→ **SET PROBLEM**
Determine how many lines of this material contain "chart". Give only the number.

→ **GIVEN DATA**
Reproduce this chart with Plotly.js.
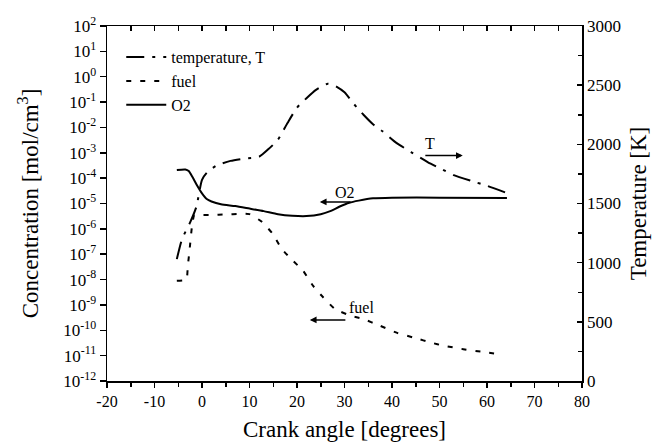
<!DOCTYPE html>
<html>
<head>
<meta charset="utf-8">
<script src="https://cdn.plot.ly/plotly-3.0.1.min.js"></script>
<style>
  html, body { margin: 0; padding: 0; background: #fff; }
  #chart { width: 652px; height: 444px; }
</style>
</head>
<body>
<div id="chart"></div>
<script>
// ---- Data ----
// Temperature, T [K] (right axis)
var tempX = [-5.3, -4.2, -2.5, -1.2, 0, 1, 3, 6, 9, 12, 14, 16, 18, 20, 22, 24, 26.5, 28, 30, 32, 34, 36, 38, 41, 44, 47.5, 50, 53, 57, 60, 63.8];
var tempY = [1030, 1200, 1340, 1470, 1700, 1760, 1820, 1860, 1880, 1895, 1960, 2040, 2180, 2310, 2390, 2460, 2512, 2495, 2440, 2340, 2250, 2170, 2110, 2010, 1935, 1850, 1800, 1740, 1687, 1650, 1594];

// Fuel concentration [mol/cm3] (left, log axis)
var fuelX = [-5.3, -3.3, -3.0, -2.6, -2.1, -1.6, 0, 2, 5, 8, 10, 12.6, 14.9, 16.8, 19.2, 21.3, 23.4, 25.5, 28, 31.6, 33.9, 37.5, 41.1, 44.8, 48.4, 50.7, 55, 59.2, 63.4];
var fuelY = [8.9e-9, 1.0e-8, 3.2e-8, 1.6e-7, 1.3e-6, 3.5e-6, 3.5e-6, 3.5e-6, 3.7e-6, 3.9e-6, 3.8e-6, 1.9e-6, 6.3e-7, 1.6e-7, 5.4e-8, 2.2e-8, 5.6e-9, 2.0e-9, 6.9e-10, 3.6e-10, 2.8e-10, 1.5e-10, 7.9e-11, 5.0e-11, 3.2e-11, 2.5e-11, 1.8e-11, 1.4e-11, 1.1e-11];

// O2 concentration [mol/cm3] (left, log axis)
var o2X = [-5.3, -3.5, -2.8, -2.0, -1.0, 0, 1, 2, 4, 7, 10, 13, 16, 19, 22, 25, 27, 29, 31, 33, 36, 40, 50, 64.2];
var o2Y = [2.1e-4, 2.2e-4, 1.9e-4, 1.1e-4, 5.0e-5, 2.5e-5, 1.5e-5, 1.2e-5, 9.3e-6, 7.9e-6, 6.3e-6, 5.0e-6, 3.8e-6, 3.3e-6, 3.2e-6, 3.8e-6, 5.0e-6, 7.6e-6, 1.07e-5, 1.3e-5, 1.6e-5, 1.7e-5, 1.7e-5, 1.66e-5];

// Tick labels
var xTickVals = [-20, -10, 0, 10, 20, 30, 40, 50, 60, 70, 80];
var xTickText = ['-20', '-10', '0', '10', '20', '30', '40', '50', '60', '70', '80'];
var concTickVals = [1e-12, 1e-11, 1e-10, 1e-9, 1e-8, 1e-7, 1e-6, 1e-5, 1e-4, 1e-3, 1e-2, 1e-1, 1e0, 1e1, 1e2];
var concTickText = ['10<sup>-12</sup>', '10<sup>-11</sup>', '10<sup>-10</sup>', '10<sup>-9</sup>', '10<sup>-8</sup>', '10<sup>-7</sup>', '10<sup>-6</sup>', '10<sup>-5</sup>', '10<sup>-4</sup>', '10<sup>-3</sup>', '10<sup>-2</sup>', '10<sup>-1</sup>', '10<sup>0</sup>', '10<sup>1</sup>', '10<sup>2</sup>'];
var tempTickVals = [0, 500, 1000, 1500, 2000, 2500, 3000];

// Curve labels with arrows
var labelNames = ['T', 'O2', 'fuel'];
var labelX = [48.0, 30.1, 33.6];
var labelY = [2011, -4.55, -9.12];
var arrowTail = [46.7, 31.6, 30.5];
var arrowHead = [54.9, 24.8, 22.7];
var arrowY = [1905, -4.94, -9.59];
var labelAxis = ['y2', 'y', 'y'];

var FONT = "'Liberation Serif', 'Times New Roman', serif";

var traces = [
  { x: tempX, y: tempY, name: 'temperature, T', type: 'scatter', mode: 'lines',
    xaxis: 'x', yaxis: 'y2', line: { color: '#000', width: 2, dash: '18px,8px,3px,8px', shape: 'spline', smoothing: 0.6 } },
  { x: fuelX, y: fuelY, name: 'fuel', type: 'scatter', mode: 'lines',
    xaxis: 'x', yaxis: 'y', line: { color: '#000', width: 2, dash: '5px,9px', shape: 'spline', smoothing: 0.5 } },
  { x: o2X, y: o2Y, name: 'O2', type: 'scatter', mode: 'lines',
    xaxis: 'x', yaxis: 'y', line: { color: '#000', width: 2, shape: 'spline', smoothing: 0.6 } },
  { x: [null], y: [null], xaxis: 'x2', yaxis: 'y', showlegend: false, hoverinfo: 'skip', mode: 'lines' }
];

var annotations = [];
for (var i = 0; i < labelNames.length; i++) {
  annotations.push({
    text: labelNames[i], x: labelX[i], y: labelY[i], xref: 'x', yref: labelAxis[i],
    showarrow: false, font: { family: FONT, size: 16, color: '#000' }
  });
  annotations.push({
    text: '', x: arrowHead[i], y: arrowY[i], ax: arrowTail[i], ay: arrowY[i],
    xref: 'x', yref: labelAxis[i], axref: 'x', ayref: labelAxis[i],
    showarrow: true, arrowhead: 2, arrowsize: 0.9, arrowwidth: 1.5, arrowcolor: '#000', standoff: 0
  });
}

var layout = {
  width: 652, height: 444,
  margin: { l: 107, r: 70, t: 26, b: 63 },
  paper_bgcolor: '#fff', plot_bgcolor: '#fff',
  font: { family: FONT, color: '#000' },
  showlegend: true,
  legend: { x: 0.03, y: 0.96, xanchor: 'left', yanchor: 'top', bgcolor: 'rgba(0,0,0,0)',
            font: { family: FONT, size: 16, color: '#000' }, tracegroupgap: 0, itemwidth: 40 },
  xaxis: {
    range: [-20, 80], tickvals: xTickVals, ticktext: xTickText, ticks: 'outside', ticklen: 5, tickwidth: 1.5, tickcolor: '#000',
    minor: { dtick: 5, tick0: 0, ticks: 'outside', ticklen: 4, tickwidth: 1.5, tickcolor: '#000' },
    showline: true, linewidth: 1.5, linecolor: '#000', showgrid: false, zeroline: false,
    tickfont: { family: FONT, size: 16, color: '#000' },
    title: { text: 'Crank angle [degrees]', font: { family: FONT, size: 23, color: '#000' }, standoff: 12 }
  },
  xaxis2: {
    overlaying: 'x', side: 'top', anchor: 'y', range: [-20, 80], dtick: 5, tick0: 0,
    ticks: 'inside', ticklen: 5, tickwidth: 1.5, tickcolor: '#000', showticklabels: false,
    showline: true, linewidth: 1.5, linecolor: '#000', showgrid: false, zeroline: false
  },
  yaxis: {
    type: 'log', range: [-12, 2], tickvals: concTickVals, ticktext: concTickText,
    ticks: 'outside', ticklen: 6, tickwidth: 1.5, tickcolor: '#000',
    showline: true, linewidth: 1.5, linecolor: '#000', showgrid: false, zeroline: false,
    tickfont: { family: FONT, size: 17, color: '#000' },
    title: { text: 'Concentration [mol/cm<sup>3</sup>]', font: { family: FONT, size: 23, color: '#000' }, standoff: 18 }
  },
  yaxis2: {
    overlaying: 'y', side: 'right', anchor: 'x', range: [0, 3000], tickvals: tempTickVals,
    ticks: 'inside', ticklen: 5, tickwidth: 1.5, tickcolor: '#000',
    minor: { dtick: 250, tick0: 0, ticks: 'inside', ticklen: 4, tickwidth: 1.5, tickcolor: '#000' },
    showline: true, linewidth: 1.5, linecolor: '#000', showgrid: false, zeroline: false,
    tickfont: { family: FONT, size: 17, color: '#000' },
    title: { text: 'Temperature [K]', font: { family: FONT, size: 23, color: '#000' }, standoff: 10 }
  },
  annotations: annotations
};

Plotly.newPlot('chart', traces, layout, { displayModeBar: false, staticPlot: true });
</script>
</body>
</html>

→ **FINAL RESULT**
4